South African agriculture and the 2017 National Budget

The South African National Budget provides a clear signal of the government’s plans for the country in the year to come, as well as a look at the big picture of South Africa’s economic performance.

What should the agricultural sector, from small-scale farmers to large commercial operations, take note of from this report? And what can farmers take advantage of to improve their circumstances? Here are some notable features related to agricultural in the 2017 Budget Review document.

The CEO Initiative

The CEO Initiative is a partnership effort between the public and private sectors aimed at boosting growth in eight labour intensive sectors of the economy, among which is the agricultural sector. Since its 2016 launch, R1.5 billion has been gathered to fund small business’s development. This mean smaller farms and small businesses that serve the agricultural sector have the opportunity to acquire grants from this programme to fund the growth of their operations.

Agricultural sector posts second year in decline

Four years of strong growth in the agricultural sector, with a peak growth rate of 6.9% in 2014, ended in 2015, in which South Africa’s agriculture, forestry and fishing declined by 5.9%. 2016 saw the sector face greater troubles — 7% decline in real value added. This was largely due to the severe drought that South Africa has endured over the past two seasons.
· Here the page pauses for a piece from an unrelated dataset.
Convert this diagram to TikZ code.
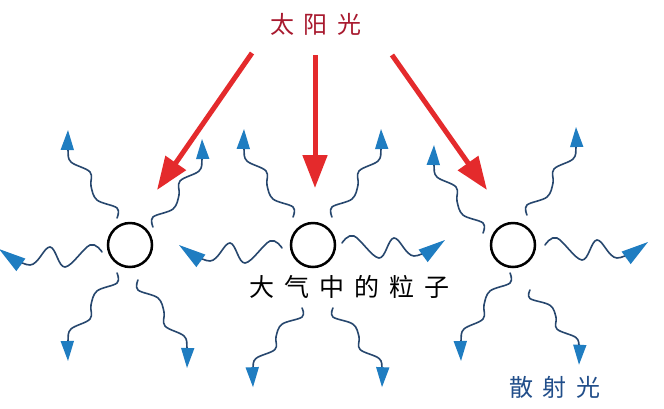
\documentclass[tikz,border=0pt]{standalone}
\usepackage{fontspec}
\newfontfamily\cjkfont[LetterSpace=40]{Noto Sans CJK SC}
\usetikzlibrary{arrows.meta,calc}

\definecolor{sunred}{HTML}{E42A2C}
\definecolor{titlered}{HTML}{A8192E}
\definecolor{raydark}{HTML}{27476E}
\definecolor{rayblue}{HTML}{1F7DC1}
\definecolor{scatterblue}{HTML}{214E8A}

\tikzset{
	particle/.style={circle, draw=black, line width=2.5pt, minimum size=44pt, inner sep=0pt},
	sunray/.style={draw=sunred, line width=5pt, -{Triangle[length=33pt,width=24pt]}},
	ray/.style={draw=raydark, line width=1.6pt, line cap=round,
		-{Triangle[length=20pt,width=13pt,color=rayblue]}},
	bigray/.style={ray, -{Triangle[length=27pt,width=15pt,color=rayblue]}},
	pics/wave/.style={code={
		\draw[ray] plot[smooth,tension=.6] coordinates {(0,0) (0,-10) (-20,-18) (-26,-32) (-27,-46) (-46,-56) (-49,-68) (-49,-88)};
	}},
	pics/hwave/.style={code={
		\draw[bigray] plot[smooth,tension=.6] coordinates {(0,0) (12,-7) (37,15) (52,-5) (72,13) (103,-3)};
	}}
}

\begin{document}
\begin{tikzpicture}[x=1pt,y=-1pt]
	\useasboundingbox[fill=white] (0,0) rectangle (664,408);
	
	\node [text=titlered, font=\cjkfont\fontsize{24}{24}\selectfont] (sun) at (316,24) {太阳光};
	
	\node [particle] (p1) at (130,245) {};
	\node [particle] (p2) at (313,245) {};
	\node [particle] (p3) at (513,245) {};
	
	\node [font=\cjkfont\fontsize{25}{25}\selectfont] (air) at (349,287) {大气中的粒子};
	\node [text=scatterblue, font=\cjkfont\fontsize{24}{24}\selectfont] (scatter) at (555,387) {散射光};
	
	% sunlight
	\coordinate (s1) at (252,53);	\coordinate (t1) at (157,190);
	\coordinate (s2) at (315,55);	\coordinate (t2) at (315,188);
	\coordinate (s3) at (392,55);	\coordinate (t3) at (487,190);
	\draw [sunray] (s1) -- (t1);
	\draw [sunray] (s2) -- (t2);
	\draw [sunray] (s3) -- (t3);
	
	% scattered light
	\pic at ($(p1)+(-13,-27)$) {wave};
	\pic [xscale=-1] at ($(p1)+(23,-18)$) {wave};
	\pic [xscale=-1] at ($(p1)+(-28,7)$) {hwave};
	\pic [yscale=-1] at ($(p1)+(-13,28)$) {wave};
	\pic [xscale=-1,yscale=-1] at ($(p1)+(8,35)$) {wave};
	
	\pic at ($(p2)+(-20,-28)$) {wave};
	\pic [xscale=-1] at ($(p2)+(19,-28)$) {wave};
	\pic [xscale=-1] at ($(p2)+(-31,3)$) {hwave};
	\pic at ($(p2)+(29,-2)$) {hwave};
	\pic [yscale=-.9] at ($(p2)+(-11,63)$) {wave};
	\pic [xscale=-1,yscale=-.9] at ($(p2)+(20,63)$) {wave};
	
	\pic at ($(p3)+(-30,-12)$) {wave};
	\pic [xscale=-1] at ($(p3)+(14,-30)$) {wave};
	\pic at ($(p3)+(32,0)$) {hwave};
	\pic [yscale=-1] at ($(p3)+(-3,28)$) {wave};
	\pic [xscale=-1,yscale=-.85] at ($(p3)+(17,45)$) {wave};
	
\end{tikzpicture}
\end{document}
Agriculture’s post-drought potential is huge

The outlook for South African agriculture is more positive than suggested by the past two years. Good rains recently have signalled (tentatively) that the drought period is at an end. If this holds, and agricultural output climbs back, this will have a positive effect on employment.

The Treasury uses an economic measure called an employment multiplier to describe the relationship between increased output in a sector, employment, and the effect on overall output in the economy. For the agricultural sector, this shows that for every R1 million increase in output, 3.9 jobs are created, and the overall output in the economy increases by R1.7 million. This is the largest multiplier effect of the nine major sectors.

Poor farmers may get government insurance

Among the more exciting proposals in the 2017 budget review is the news that poorer farmers may have the option of government-backed insurance, to protect them against economic shocks, such as currency volatility, and natural disasters, such as drought and flood. While nothing is set in stone so far, the National Treasury is presently putting together a feasibility study for the scheme, and have plans to launch a pilot programme in the third quarter of 2017.

The Comprehensive Agricultural Support Programme (CASP) and One Household One Hectare

Subsistence and smallholder farmers can expect more access to funding over the next three years, with R5.5 billion in grants available through CASP. These funds are earmarked for 435,000 small-scale farmers, which amounts to R 12,644 per farmers across the three years. These grants will help smaller farmers buy key agricultural equipment like fertiliser spreaders, build fencing, buy seeds and fertiliser, and make repairs to damaged infrastructure.

The One Household One Hectare programme aims to provide land to those without, and has been granted R4.3 billion in funding for this initiative over the medium term. Since 2008/09, 4.7 million hectares of land have been acquired for redistribution, with 1,496 farms created as a direct result of the programme. In areas where land has been distributed under this programme, the government will provide irrigation systems and other agricultural inputs.